In this paper, I begin to develop a unified theory of moral education and improvement with a theory of the socio-political revolution required to address climate change. In order to clarify the main questions, lay a groundwork, and develop some resources and methodological strategies, I mine two traditions that may seem unlikely companions. On one hand, unsurprisingly perhaps, I investigate the literature on activist and resistance movements. I distill questions, debates, and lessons about the moral psychology of moral failure and “holding responsible” at the fringes of our conception of individual responsibility. I discuss the requirements of participation in resistance movements and overcoming barriers to entry. I also look at debates about the balance between seeking so-called “moral conversion” and using mere exercises of (non-violent) power to achieve one’s aims, as well as how the new media environment informs these issues. On the other hand, I look to the Confucian tradition and its interlocutors. As a plausibly virtue-theoretic view, an important element of the Confucian tradition involves determining the virtues of social life and how to best cultivate them. This is evidenced in enlightening debates with the Mohists about the importance of exemplars, imitation, and emulation in moral improvement and the role of rational persuasion. The tradition also contains robust accounts of the moral psychology of moral education, motivation, and what that means for self-cultivation, “growing virtue.” The clash between Mengzi and Xunzi is instructive, as they debate how much we need to nurture “sprouts” of virtue that already exist versus fundamentally “grind” and reshape our natures. Xunzi’s understanding of the relation between self-cultivation and public institutions, is particularly insightful in discussing the role of socially constructed habits, rituals, and re-enforced practices to reshape our individual and collective moral lives in response to specific needs and contexts, like climate change.

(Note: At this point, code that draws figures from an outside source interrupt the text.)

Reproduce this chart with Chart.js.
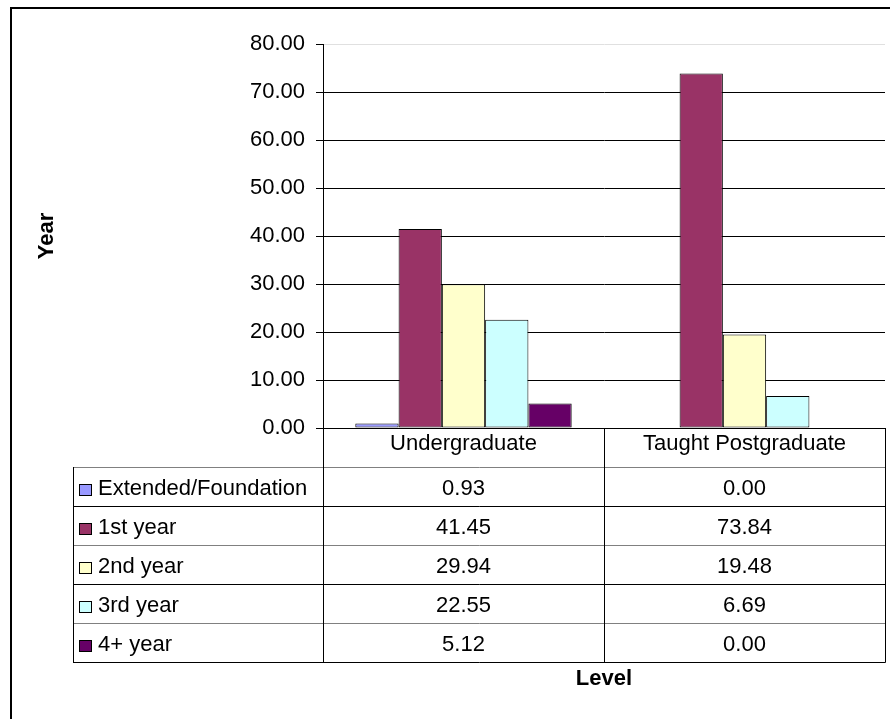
<!DOCTYPE html>
<html>
<head>
<meta charset="utf-8">
<title>Year by Level</title>
<script src="https://cdn.jsdelivr.net/npm/chart.js@4/dist/chart.umd.min.js"></script>
<style>
  html, body { margin: 0; padding: 0; background: #fff; }
  canvas { display: block; }
</style>
</head>
<body>
<canvas id="levelChart" width="890" height="719"></canvas>
<script>
/* ── Datos ─────────────────────────────────────────── */
var levels       = ['Undergraduate', 'Taught Postgraduate'];
var seriesNames  = ['Extended/Foundation', '1st year', '2nd year', '3rd year', '4+ year'];
var extendedVals = [0.93, 0.00];
var firstVals    = [41.45, 73.84];
var secondVals   = [29.94, 19.48];
var thirdVals    = [22.55, 6.69];
var fourthVals   = [5.12, 0.00];
var yMin = 0, yMax = 80, yStep = 10;

var seriesData   = [extendedVals, firstVals, secondVals, thirdVals, fourthVals];
var seriesColors = ['#9999FF', '#993366', '#FFFFCC', '#CCFFFF', '#660066'];

var FONT = 'Arial, "Liberation Sans", sans-serif';
var FS = 22;

/* ── Tabla de datos + marco (plugin) ───────────────── */
var tablePlugin = {
  id: 'dataTable',
  afterDraw: function (chart) {
    var c = chart.ctx, a = chart.chartArea, xs = chart.scales.x;
    var headH = 39, rowH = 39, tLeft = 73;
    var top = a.bottom + headH;
    var bottom = top + rowH * seriesNames.length;
    var colW = (a.right - a.left) / levels.length;

    function line(x1, y1, x2, y2) {
      c.beginPath(); c.moveTo(x1, y1); c.lineTo(x2, y2); c.stroke();
    }

    c.save();
    c.lineWidth = 1;

    // líneas horizontales
    for (var i = 0; i <= seriesNames.length; i++) {
      var y = Math.round(top + i * rowH) + 0.5;
      c.strokeStyle = i % 2 ? '#000' : '#808080';
      line(tLeft, y, a.right + 0.5, y);
    }
    // verticales
    c.strokeStyle = '#000';
    line(tLeft + 0.5, top, tLeft + 0.5, bottom + 0.5);
    for (var k = 0; k <= levels.length; k++) {
      var vx = Math.round(a.left + k * colW) + 0.5;
      line(vx, a.bottom, vx, bottom + 0.5);
    }

    // leyenda + valores
    c.font = FS + 'px ' + FONT;
    c.textBaseline = 'alphabetic';
    for (var s = 0; s < seriesNames.length; s++) {
      var rt = Math.round(top + s * rowH);
      c.fillStyle = seriesColors[s];
      c.fillRect(79, rt + 17, 13, 12);
      c.strokeStyle = '#000';
      c.strokeRect(79.5, rt + 17.5, 12, 11);
      c.fillStyle = '#000';
      c.textAlign = 'left';
      c.fillText(seriesNames[s], 98, rt + 28);
      c.textAlign = 'center';
      for (var j = 0; j < levels.length; j++) {
        c.fillText(seriesData[s][j].toFixed(2), xs.getPixelForValue(j), rt + 28);
      }
    }

    // marco exterior
    c.lineWidth = 2;
    c.strokeStyle = '#000';
    c.beginPath();
    c.moveTo(11, 722); c.lineTo(11, 8); c.lineTo(892, 8);
    c.stroke();
    c.restore();
  }
};

/* ── Gráfico ───────────────────────────────────────── */
new Chart(document.getElementById('levelChart'), {
  type: 'bar',
  data: {
    labels: levels,
    datasets: seriesNames.map(function (n, i) {
      return {
        label: n, data: seriesData[i],
        backgroundColor: seriesColors[i],
        borderColor: '#000', borderWidth: 1, borderSkipped: false,
        categoryPercentage: 0.77, barPercentage: 1.0
      };
    })
  },
  options: {
    responsive: false,
    animation: false,
    layout: { padding: { top: 44, right: 5, bottom: 0, left: 0 } },
    plugins: { legend: { display: false }, tooltip: { enabled: false } },
    scales: {
      x: {
        grid: { display: false, drawTicks: false },
        border: { display: true, color: '#000', width: 1 },
        ticks: { color: '#000', padding: 3, font: { family: FONT, size: FS }, maxRotation: 0 },
        title: { display: true, text: 'Level', color: '#000',
                 font: { family: FONT, size: FS, weight: 'bold' }, padding: { top: 0, bottom: 27 } },
        afterFit: function (s) { s.height = 291; }
      },
      y: {
        min: yMin, max: yMax,
        grid: {
          color: function (ctx) { return ctx.tick && ctx.tick.value === yMax ? '#e0e0e0' : '#000'; },
          tickColor: '#000', tickLength: 7, lineWidth: 1
        },
        border: { display: true, color: '#000', width: 1 },
        ticks: {
          stepSize: yStep, color: '#000', padding: 11,
          font: { family: FONT, size: FS },
          callback: function (v) { return Number(v).toFixed(2); }
        },
        title: { display: true, text: 'Year', color: '#000',
                 font: { family: FONT, size: FS, weight: 'bold' }, padding: { top: 34, bottom: 0 } },
        afterFit: function (s) { s.width = 323; }
      }
    }
  },
  plugins: [tablePlugin]
});
</script>
</body>
</html>
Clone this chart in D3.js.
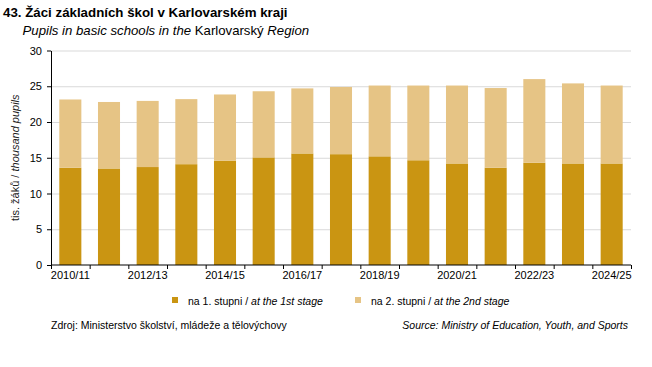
<!DOCTYPE html>
<html>
<head>
<meta charset="utf-8">
<script src="https://cdn.jsdelivr.net/npm/d3@7"></script>
<style>
  body { margin: 0; background: #fff; }
  svg { font-family: "Liberation Sans", Arial, sans-serif; }
  .gridline line { stroke: #d9d9d9; }
  .gridline path { display: none; }
  .axis text { font-size: 11px; fill: #000; }
  .axis path, .axis line { stroke: #000; }
</style>
</head>
<body>
<div class="chart"></div>
<script>
// school years
const years = ["2010/11", "2011/12", "2012/13", "2013/14", "2014/15", "2015/16", "2016/17",
  "2017/18", "2018/19", "2019/20", "2020/21", "2021/22", "2022/23", "2023/24", "2024/25"];
// thousand pupils, 1st stage
const stage1 = [13.6, 13.5, 13.7, 14.1, 14.6, 15.05, 15.6, 15.5, 15.2, 14.65, 14.2, 13.6, 14.3, 14.2, 14.2];
// thousand pupils, 2nd stage (total minus 1st stage)
const total = [23.15, 22.8, 22.95, 23.2, 23.85, 24.3, 24.7, 24.9, 25.1, 25.1, 25.1, 24.75, 26.0, 25.4, 25.1];
const stage2 = total.map((t, i) => +(t - stage1[i]).toFixed(2));
const yTicks = [0, 5, 10, 15, 20, 25, 30];

const w = 652;
const h = 367;
const margin = { top: 50.5, left: 51, right: 21, bottom: 102 };
const width = w - margin.left - margin.right;
const height = h - margin.top - margin.bottom;

const colors = { s1: "#CA9512", s2: "#E6C485" };

const svg = d3.select(".chart").append("svg")
  .attr("width", w)
  .attr("height", h);

// titles
svg.append("text")
  .attr("x", 3).attr("y", 17)
  .style("font-size", "13.3px").style("font-weight", "bold")
  .text("43. Žáci základních škol v Karlovarském kraji");

const sub = svg.append("text")
  .attr("x", 22.5).attr("y", 34.5)
  .style("font-size", "13.2px");
sub.append("tspan").style("font-style", "italic").text("Pupils in basic schools in the ");
sub.append("tspan").text("Karlovarský ");
sub.append("tspan").style("font-style", "italic").text("Region");

const x = d3.scaleBand()
  .domain(years)
  .range([0, width])
  .paddingInner(0.43)
  .paddingOuter(0.215);

const y = d3.scaleLinear()
  .domain([0, 30])
  .range([height, 0]);

const chart = svg.append("g")
  .attr("transform", "translate(" + margin.left + "," + margin.top + ")");

// gridlines
chart.append("g")
  .classed("gridline", true)
  .call(d3.axisLeft(y).tickValues(yTicks.slice(1)).tickSize(-width).tickFormat(""));

// stacked bars
const rows = years.map((yr, i) => ({ year: yr, s1: stage1[i], s2: stage2[i] }));
const series = d3.stack().keys(["s1", "s2"])(rows);

chart.selectAll(".layer")
  .data(series)
  .enter().append("g")
    .attr("fill", d => colors[d.key])
  .selectAll("rect")
  .data(d => d)
  .enter().append("rect")
    .attr("x", d => x(d.data.year))
    .attr("y", d => y(d[1]))
    .attr("width", x.bandwidth())
    .attr("height", d => y(d[0]) - y(d[1]));

// x axis: ticks on category boundaries, labels every second year
const xb = d3.scaleLinear().domain([0, years.length]).range([0, width]);
chart.append("g")
  .classed("axis", true)
  .attr("transform", "translate(0," + height + ")")
  .call(d3.axisBottom(xb).tickValues(d3.range(years.length + 1)).tickSize(4).tickFormat(""))
  .select(".domain").attr("d", "M0,0H" + width);

chart.append("g")
  .classed("axis", true)
  .attr("transform", "translate(0," + height + ")")
  .call(d3.axisBottom(x).tickSize(0).tickPadding(6)
    .tickFormat((d, i) => i % 2 === 0 ? d : ""))
  .select(".domain").remove();

// y axis
chart.append("g")
  .classed("axis", true)
  .call(d3.axisLeft(y).tickValues(yTicks).tickSize(4).tickSizeOuter(0).tickPadding(5));

// y axis title
const yt = svg.append("text")
  .attr("transform", "translate(19," + (margin.top + height / 2) + ") rotate(-90)")
  .attr("text-anchor", "middle")
  .style("font-size", "11px").style("fill", "#222");
yt.append("tspan").text("tis. žáků / ");
yt.append("tspan").style("font-style", "italic").text("thousand pupils");

// legend
const legend = [
  { key: "s1", x: 172, cz: "na 1. stupni  / ", en: "at the 1st stage" },
  { key: "s2", x: 355, cz: "na 2. stupni  / ", en: "at the 2nd stage" }
];
const lg = svg.selectAll(".legend")
  .data(legend)
  .enter().append("g")
    .attr("transform", d => "translate(" + d.x + ",297)");
lg.append("rect")
  .attr("width", 6).attr("height", 6)
  .attr("fill", d => colors[d.key]);
const lt = lg.append("text")
  .attr("x", 16).attr("y", 7.5)
  .style("font-size", "10.5px");
lt.append("tspan").text(d => d.cz);
lt.append("tspan").style("font-style", "italic").text(d => d.en);

// sources
svg.append("text")
  .attr("x", 51).attr("y", 329)
  .style("font-size", "10.5px")
  .text("Zdroj: Ministerstvo  školství,  mládeže  a tělovýchovy");
svg.append("text")
  .attr("x", 628).attr("y", 329)
  .attr("text-anchor", "end")
  .style("font-size", "10.5px").style("font-style", "italic")
  .text("Source: Ministry of Education, Youth, and Sports");
</script>
</body>
</html>
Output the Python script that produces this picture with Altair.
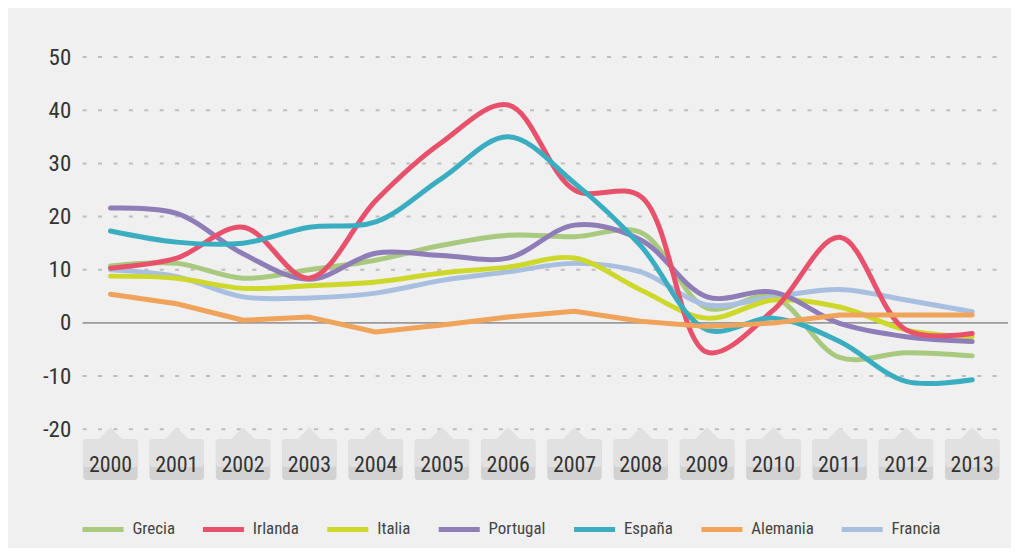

Katie Javanaud: If Everything is Empty, Can Nature Have Intrinsic Worth?'
The Madhyamaka Buddhist teaching of universal emptiness (śūnyatā) stipulates that all phenomena lack essence, identity, and intrinsic nature (svabhāva). Though a seemingly abstruse metaphysical teaching, Buddhists often invoke the theory of emptiness when promoting ethical values such as compassion and equanimity. In this presentation I will explore the implications of this teaching for Buddhist environmental ethics. In particular, I will focus on the question of whether Buddhism can accommodate the idea that nature is intrinsically valuable. I will argue that commitment to emptiness precludes the possibility of ascribing intrinsic value to nature but that this need not impede Buddhist efforts to articulate or pursue an environmentalist agenda. On the contrary, since the counterpart of emptiness is inter- dependency (pratītyasamutpāda), Buddhist philosophy supports ecological insights into the fragility and connectedness of ecosystems. Ecologists, environmental ethicists, and engaged Buddhists all agree that recognizing such inter- ependency is crucial if we are serious about halting and reversing our environmental impact. Finally, I will challenge the suitability of the intrinsic/ instrumental distinction in the Buddhist context. Far from undermining the value of nature, Buddhists see the teaching of emptiness as inspiring a new ethical reorientation towards the world and as challenging the selfish tendencies that lie behind so much of today’s environmental degradation.